If the appropriation of this fund to school expenses made by the *431commissioners was unauthorized, we do not see that this would excuse the bondsmen, for it is well settled that the sureties of an officer intrusted with public funds are liable for his defalcations, though the moneys in his charge were collected and placed there without warrant of law. For instance, the sureties of a tax collector are responsible for the taxes collected by him, though they were obtained under an illegal or void assessment. County of Mahaska v. Ingalls, 14 Iowa, 170; Ford v. Clough, 8 Me., 334; Boehmer v. Schuylkill, 46 Pa. St., 452; Wylie v. Gallagher, id., 205.
This, in effect, disposes also of the point made that the sureties cannot be held liable for the money recovered in this suit, for the reason that it did not come into the treasurer’s hands till after the bond was executed. The money was received during the term of office for which the bond was given, and it was money which, as we have seen, the law contemplated should be taken into keeping by the county treasurer. The condition of the bond including this character of funds, it was not imposing a greater burden upon the sureties than they had agreed to bear, to make them responsible for it.
Numerous cases may be found in the reports of our own and other states where the sureties upon official bonds have been held liable for funds received by their principal after the execution of the bond, which funds it was not at the time contemplated should come under his charge. Borden v. Houston, 2 Tex., 594; Houston v. Dwyer, 59 Tex., 113; State v. Kelly, 43 Tex., 667; Broome v. United States, 15 How., 143; United States v. McCartney, 10 Cent. L. J., 113; Walker v. Chapman, 22 Ala., 116.
But we think the court erred in not adjudging interest upon that amount from January 1, 1881, instead of January 1, 1883.
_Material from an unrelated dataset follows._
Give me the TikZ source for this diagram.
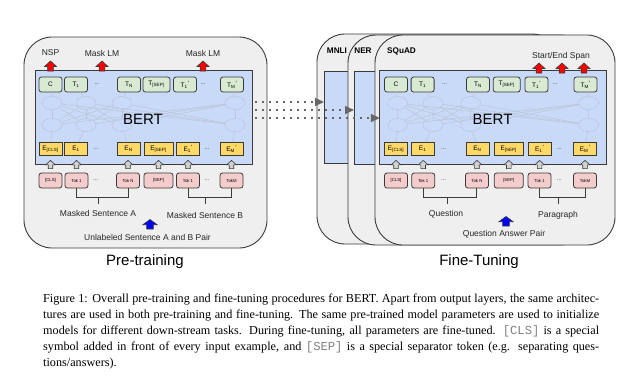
\documentclass[tikz,border=0pt]{standalone}
\usepackage{fontspec}
\setmainfont{Liberation Serif}
\setsansfont{Liberation Sans}
\setmonofont{Liberation Mono}
\usepackage{tikz}
\usetikzlibrary{arrows.meta,shapes.geometric}

\definecolor{bertblue}{HTML}{C9DAF8}
\definecolor{outgreen}{HTML}{D9EAD3}
\definecolor{embyellow}{HTML}{FFD966}
\definecolor{tokpink}{HTML}{F4CCCC}
\definecolor{panelgray}{HTML}{EFEFEF}
\definecolor{edgegray}{HTML}{3A3A3A}
\definecolor{netgray}{HTML}{B9C4D8}

\tikzset{
  blockup/.pic={\path[pic actions] (-2.8,0) -- (-2.8,-4.5) -- (-6,-4.5) -- (0,-10)
    -- (6,-4.5) -- (2.8,-4.5) -- (2.8,0) -- cycle;}
}
\newcommand{\prm}{\hspace{0.3pt}\raisebox{2pt}{\fontsize{6}{6}\selectfont'}}

% one BERT block: box, faint layers, output / embedding / token rows
\newcommand{\bertblock}[1]{%
  \draw[bertbox] (35,70) rectangle (252,164);
  \coordinate (#1boxw) at (35,117);
  \foreach \k/\x in {0/52,1/86,2/122,3/235}{%
    \node[netcirc] (#1u\k) at (\x,103) {};
    \node[netcirc] (#1d\k) at (\x,125) {};
  }
  \node[netdots] (#1nda) at (177,108) {...};
  \node[netdots] (#1ndb) at (177,128) {...};
  % outputs
  \node[tnode] (#1t0) at (50.5,84.5) {C};
  \node[tnode] (#1t1) at (76,84.5) {T\textsubscript{1}};
  \node[rowdots] (#1tda) at (97,84.5) {...};
  \node[tnode] (#1t2) at (129,84.5) {T\textsubscript{N}};
  \node[tnode,minimum width=27pt] (#1t3) at (156.5,84.5) {T\textsubscript{[SEP]}};
  \node[tnode] (#1t4) at (185,84.5) {T\textsubscript{1}\prm};
  \node[rowdots] (#1tdb) at (203,84.5) {...};
  \node[tnode] (#1t5) at (232,84.5) {T\textsubscript{M}\prm};
  % embeddings
  \node[enode] (#1e0) at (50.5,149) {E\textsubscript{[CLS]}};
  \node[enode] (#1e1) at (76,149) {E\textsubscript{1}};
  \node[rowdots] (#1eda) at (96,149) {...};
  \node[enode] (#1e2) at (128.5,149) {E\textsubscript{N}};
  \node[enode,minimum width=29pt] (#1e3) at (158.5,149) {E\textsubscript{[SEP]}};
  \node[enode] (#1e4) at (188,149) {E\textsubscript{1}\prm};
  \node[rowdots] (#1edb) at (207,149) {...};
  \node[enode] (#1e5) at (231.5,149) {E\textsubscript{M}\prm};
  % input tokens
  \node[toknode] (#1k0) at (50.5,180.5) {[CLS]};
  \node[toknode] (#1k1) at (76.5,180.5) {Tok 1};
  \node[rowdots] (#1kda) at (96,180.5) {...};
  \node[toknode] (#1k2) at (128,180.5) {Tok N};
  \node[toknode,minimum width=29pt] (#1k3) at (158.5,180.5) {[SEP]};
  \node[toknode] (#1k4) at (188,180.5) {Tok 1};
  \node[rowdots] (#1kdb) at (207,180.5) {...};
  \node[toknode] (#1k5) at (231.5,180.5) {TokM};
  \foreach \a in {0,...,3}{\foreach \b in {0,...,3}{\draw[netline] (#1u\a) -- (#1d\b);}}
  \foreach \a/\b in {0/0,1/1,2/2,3/5}{%
    \draw[netline] (#1t\b) -- (#1u\a);
    \draw[netline] (#1d\a) -- (#1e\b);
  }
  \node[bertlbl] (#1bert) at (143,119) {BERT};
  \foreach \i in {0,...,5}{\pic[grayup] at ([yshift=4pt]#1k\i.north) {blockup};}
}

\begin{document}
\begin{tikzpicture}[x=1pt,y=-1pt,
  every node/.style={font=\sffamily},
  panel/.style={draw=edgegray,fill=panelgray,line width=0.9pt,rounded corners=28pt},
  bertbox/.style={draw=edgegray,fill=bertblue,line width=0.9pt,inner sep=0pt},
  netcirc/.style={ellipse,draw=netgray,line width=0.5pt,minimum width=20pt,minimum height=13pt,inner sep=0pt},
  netline/.style={draw=netgray,line width=0.5pt},
  netdots/.style={text=netgray,font=\sffamily\fontsize{6}{7}\selectfont},
  rowdots/.style={text=black!80,font=\sffamily\fontsize{6}{7}\selectfont},
  tnode/.style={draw=edgegray,fill=outgreen,rounded corners=2.5pt,line width=0.8pt,
    minimum width=23pt,minimum height=15pt,inner sep=0pt,font=\sffamily\fontsize{6.5}{7}\selectfont},
  enode/.style={draw=edgegray,fill=embyellow,line width=0.8pt,
    minimum width=23pt,minimum height=13pt,inner sep=0pt,font=\sffamily\fontsize{6.5}{7}\selectfont},
  toknode/.style={draw=edgegray,fill=tokpink,rounded corners=2.5pt,line width=0.8pt,
    minimum width=23pt,minimum height=15pt,inner sep=0pt,font=\sffamily\fontsize{4.3}{5}\selectfont},
  bertlbl/.style={font=\sffamily\fontsize{15}{18}\selectfont},
  lbl/.style={text=black!85,font=\sffamily\fontsize{8.5}{10}\selectfont},
  task/.style={font=\sffamily\bfseries\fontsize{8.2}{10}\selectfont},
  title/.style={font=\sffamily\fontsize{15}{18}\selectfont},
  bracket/.style={draw=edgegray,line width=0.9pt},
  redup/.style={fill=red,draw=edgegray,line width=0.6pt},
  blueup/.style={fill=blue,draw=edgegray,line width=0.6pt,xscale=1.2,yscale=0.95},
  grayup/.style={fill=gray!35,draw=edgegray,line width=0.6pt,scale=0.82},
  dotarrow/.style={draw=black!60,line width=1.5pt,dash pattern=on 1.5pt off 5.5pt,
    -{Triangle[length=9pt,width=8pt]}}]
  \useasboundingbox (0,0) rectangle (635,384);

  % pre-training panel
  \draw[panel] (24,37) rectangle (267,248);
  \bertblock{L}
  \node[lbl] (nsp) at (50.5,53) {NSP};
  \node[lbl] (mlma) at (102,53) {Mask LM};
  \node[lbl] (mlmb) at (203,53) {Mask LM};
  \foreach \x in {50.5,102,203}{\pic[redup] at (\x,71) {blockup};}
  \draw[bracket] (Lk1.south) -- ++(0,9) -| (Lk2.south);
  \draw[bracket] (Lk4.south) -- ++(0,9) -| (Lk5.south);
  \coordinate (brA) at (98,197);
  \coordinate (brB) at (205,197);
  \node[lbl] (sentA) at (98,213) {Masked Sentence A};
  \node[lbl] (sentB) at (205,215) {Masked Sentence B};
  \draw[bracket] (brA) -- ++(0,7);
  \draw[bracket] (brB) -- ++(0,7);
  \pic[blueup] at (150,229) {blockup};
  \node[lbl] (pairA) at (147.5,237) {Unlabeled Sentence A and B Pair};
  \node[title] (pre) at (145,262) {Pre-training};

  % fine-tuning panels
  \draw[panel] (317,34) rectangle (560,244);
  \node[bertbox,minimum width=28pt,minimum height=92pt,anchor=north west] (mnlibox) at (324,71) {};
  \node[task] (mnli) at (337,51) {MNLI};
  \draw[panel] (348,35) rectangle (588,245);
  \node[bertbox,minimum width=27pt,minimum height=93pt,anchor=north west] (nerbox) at (354,71) {};
  \node[task] (ner) at (363,51) {NER};
  \draw[panel] (375,35) rectangle (615,245);
  \node[task] (squad) at (401.5,51) {SQuAD};
  \begin{scope}[shift={(343.3,0)},xscale=1.044]
    \bertblock{R}
  \end{scope}
  \node[lbl] (span) at (561,56) {Start/End Span};
  \foreach \x in {539,562,584}{\pic[redup] at (\x,73) {blockup};}
  \draw[bracket] (Rk1.south) -- ++(0,9) -| (Rk2.south);
  \draw[bracket] (Rk4.south) -- ++(0,9) -| (Rk5.south);
  \coordinate (brQ) at (447,197);
  \coordinate (brP) at (558,197);
  \node[lbl] (quest) at (446,214) {Question};
  \node[lbl] (para) at (558,215) {Paragraph};
  \draw[bracket] (brQ) -- ++(0,7);
  \draw[bracket] (brP) -- ++(0,7);
  \pic[blueup] at (506,226) {blockup};
  \node[lbl] (qapair) at (504,234) {Question Answer Pair};
  \node[title] (fine) at (479,262) {Fine-Tuning};

  % dotted hand-over arrows
  \coordinate (src1) at (255,102);
  \coordinate (src2) at (255,110);
  \coordinate (src3) at (255,118);
  \draw[dotarrow] (src1) -- (src1 -| mnlibox.west);
  \draw[dotarrow] (src2) -- (src2 -| nerbox.west);
  \draw[dotarrow] (src3) -- (src3 -| Rboxw);

  % caption
  \node[anchor=north west,inner sep=0pt,text width=556pt,align=justify,
    font=\rmfamily\fontsize{12.2}{16}\selectfont] (caption) at (43,294)
    {Figure 1: Overall pre-training and fine-tuning procedures for BERT. Apart from output layers, the same architec-\linebreak
    tures are used in both pre-training and fine-tuning. The same pre-trained model parameters are used to initialize\linebreak
    models for different down-stream tasks. During fine-tuning, all parameters are fine-tuned. {\color{gray}\ttfamily [CLS]} is a special\linebreak
    symbol added in front of every input example, and {\color{gray}\ttfamily [SEP]} is a special separator token (e.g. separating ques-\linebreak
    tions/answers).};
\end{tikzpicture}
\end{document}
The defalcation seems to have occurred in 1880, during the existence of the bond upon which this suit is founded. It is only on this supposition that the suit can be maintained upon the present bond. If it occurred after the term for which the defendants were sureties, they were not liable; but the sureties for his next term were alone responsible. Interest should have been computed from the first of the year succeeding the default, which was 1881. The judgment will therefore be reversed and rendered for the appellee for the principal sum recovered below, with interest from January 1, 1881, and the costs of this court and the court below.
Reversed and rendered.
[Opinion delivered February 27, 1885.]